With $\overline{X}$ equal to the mean of our $X$ and $F(X)$ being the CDF.

In [8]:
def gini(inc):
    sort_inc = np.sort(inc)
    sum_inc = np.sum(sort_inc)
    cdf = np.cumsum(sort_inc) / sum_inc
    mu = sum_inc / inc.shape[0]
    return -2 * np.cov(sort_inc / mu, 1-cdf)[0, 1]
    

Also for the log-normal distribution there exists a simple way to calculate the Gini coefficient analytically, $ G = \operatorname{erf} \left(\frac{\sigma}{2}\right) $. Where $\sigma$ is the same value we used to construct the log-normal distribution. The analytical Gini for our log-normal distribution is close to the Gini calculated on our random variable. We can also observe that the Gini is lower with higher $\alpha$ for the Pareto tail.

In [9]:
g_lognormal_pop = gini(data['population'])
print("Gini lognormal: ", g_lognormal_pop)
print("Gini lognormal, analytical: ", erf(sigma/2))
print("Error: ", (erf(sigma/2) - g_lognormal_pop) / erf(sigma/2))

pop_ginis = []
for alpha in alphas:
    inc = 'inc' + str(alpha)
    g_pop = gini(data[inc])
    pop_ginis.append(g_pop)
    print("Gini lognormal + pareto tail, a={}: {:.4f}".format(alpha, g_pop))
Gini lognormal:  0.3598313356200834
Gini lognormal, analytical:  0.3596325801243393
Error:  -0.0005526626527423896
Gini lognormal + pareto tail, a=1.9: 0.4094
Gini lognormal + pareto tail, a=2: 0.4042
Gini lognormal + pareto tail, a=2.1: 0.3978

Bootstrapping

Next I want to sample my population of incomes by taking 1% of all observations and then calculating Gini coefficients on each sub-sample. I take 1000 random draws for each of the $\alpha$ parameters. Below figures show histograms of such values. The mean value of Gini for each parameter is close to the value for the population. That is nice!

In [10]:
gini_mc = {}
for alpha in alphas:
    inc = 'inc' + str(alpha)
    gini_mc[inc] = [gini(data[inc].sample(frac=0.01)) for x in range(0, 1000)]
In [11]:
fig, ax = plt.subplots(1, 3, figsize=(20,8))

for p in range(0, 3):
    inc = 'inc' + str(alphas[p])
    sns.distplot(gini_mc[inc], ax=ax[p]) # , fit=stats.beta)
    g_mean = np.mean(gini_mc[inc])
    ax[p].axvline(x=g_mean)
    ax[p].axvline(x=pop_ginis[p])
    #plt.text(np.log(pctiles[2]), 0,  '$x_m$={:.2f}'.format(pctiles[2]))
    
    g_text = "Alpha: {}\nMC Gini: {:.4f}".format(alphas[p], g_mean)
    g_text += "\nError: {:.2%}\nSD: {:.4f}".format((g_mean-pop_ginis[p])/pop_ginis[p], np.std(gini_mc[inc]))
    
    ax[p].text(0.65, .98 ,g_text, fontsize=13,
               horizontalalignment='left',
               verticalalignment='top',
               transform = ax[p].transAxes,
               bbox=dict(facecolor='white', alpha=0.9))
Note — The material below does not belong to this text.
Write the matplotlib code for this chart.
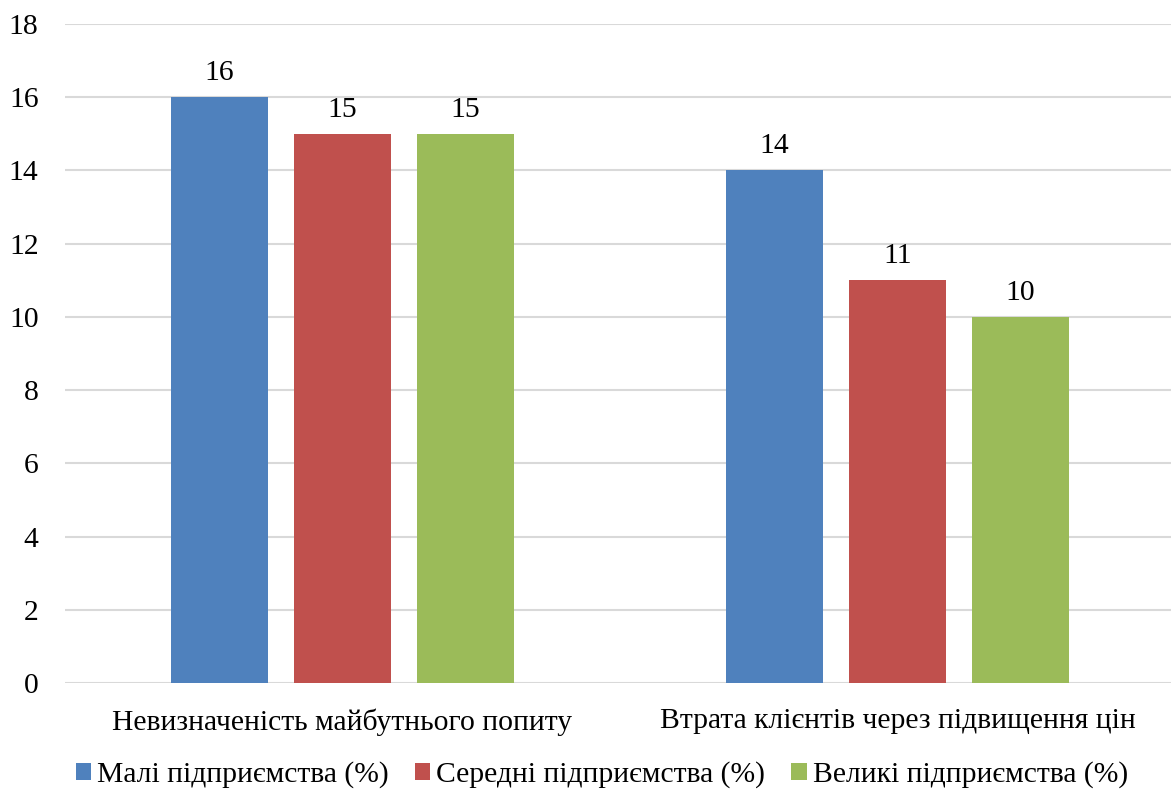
import matplotlib
matplotlib.use("Agg")
import matplotlib.pyplot as plt
import numpy as np

plt.rcParams['font.family'] = ['Liberation Serif', 'DejaVu Serif']

categories = ["Невизначеність майбутнього попиту", "Втрата клієнтів через підвищення цін"]
series_names = ["Малі підприємства (%)", "Середні підприємства (%)", "Великі підприємства (%)"]
small = [16, 14]
medium = [15, 11]
large = [15, 10]
colors = ["#4F81BD", "#C0504D", "#9BBB59"]
yticks = [0, 2, 4, 6, 8, 10, 12, 14, 16, 18]

FS = 21.3

fig = plt.figure(figsize=(11.71, 7.92), dpi=100)
ax = fig.add_axes([0.0555, 0.1376, 0.9445, 0.8321])

x = np.arange(len(categories))
width = 0.1748
step = 0.2216
for i, (vals, name, c) in enumerate(zip([small, medium, large], series_names, colors)):
    bars = ax.bar(x + (i - 1) * step, vals, width, color=c, label=name, zorder=3)
    for b, v in zip(bars, vals):
        ax.annotate(f"{v}", (b.get_x() + b.get_width() / 2, v), xytext=(0, 8),
                    textcoords="offset points", ha="center", va="bottom", fontsize=FS)

ax.set_xlim(-0.5, 1.493)
ax.set_ylim(0, 18)
ax.set_yticks(yticks)
ax.set_xticks(x)
ax.set_xticklabels(categories, fontsize=FS)
ax.tick_params(axis='y', length=0, pad=19, labelsize=FS)
ax.tick_params(axis='x', length=0, pad=18)
ax.grid(axis='y', color="#d9d9d9", linewidth=1.5, zorder=0)
for s in ax.spines.values():
    s.set_visible(False)

fig.legend(loc="center", bbox_to_anchor=(0.514, 0.0215), ncol=3, frameon=False, fontsize=FS,
           handlelength=0.52, handleheight=0.52, handletextpad=0.2, columnspacing=0.88,
           borderpad=0, borderaxespad=0)

fig.savefig("out.png", dpi=100)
I also want to look how the mean value of Gini converges with each additional observations. I just want to make sure that there are no outlier observations that drive the whole mean away. This behavior can somehow be expected by random variables coming from fat-tailed distributions. The figures below show that this is not the case.

In [12]:
fig, ax = plt.subplots(3,1, figsize=(8, 12))

for p in range(0, 3):
    inc = 'inc' + str(alphas[p])

    cs = np.cumsum(gini_mc[inc]) / np.array(range(1, len(gini_mc[inc])+1))

    ax[p].plot(range(1, len(gini_mc[inc])+1), cs)
    ax[p].axhline(y=np.mean(gini_mc[inc]))
    
    g_text = "Alpha: {}\nMC Gini: {:.4f}".format(alphas[p], np.mean(gini_mc[inc]))
    
    ax[p].text(0.75, .95 ,g_text, fontsize=13,
               horizontalalignment='left',
               verticalalignment='top',
               transform = ax[p].transAxes,
               bbox=dict(facecolor='white', alpha=0.9))

Conclusions

Of course this short exercises cannot serve as an official proof that we can bootstrap Gini coefficient for our population based on sub-samples. It is not a mathematical proof. It is just a simple illustration, that this method can work. It does not say anything about the general case.

It is reassuring to know that I can try to sample distributions in such a way. Maybe sometime later I will try to approach it in a more analytical, formal way. But I'll leave it to some other time.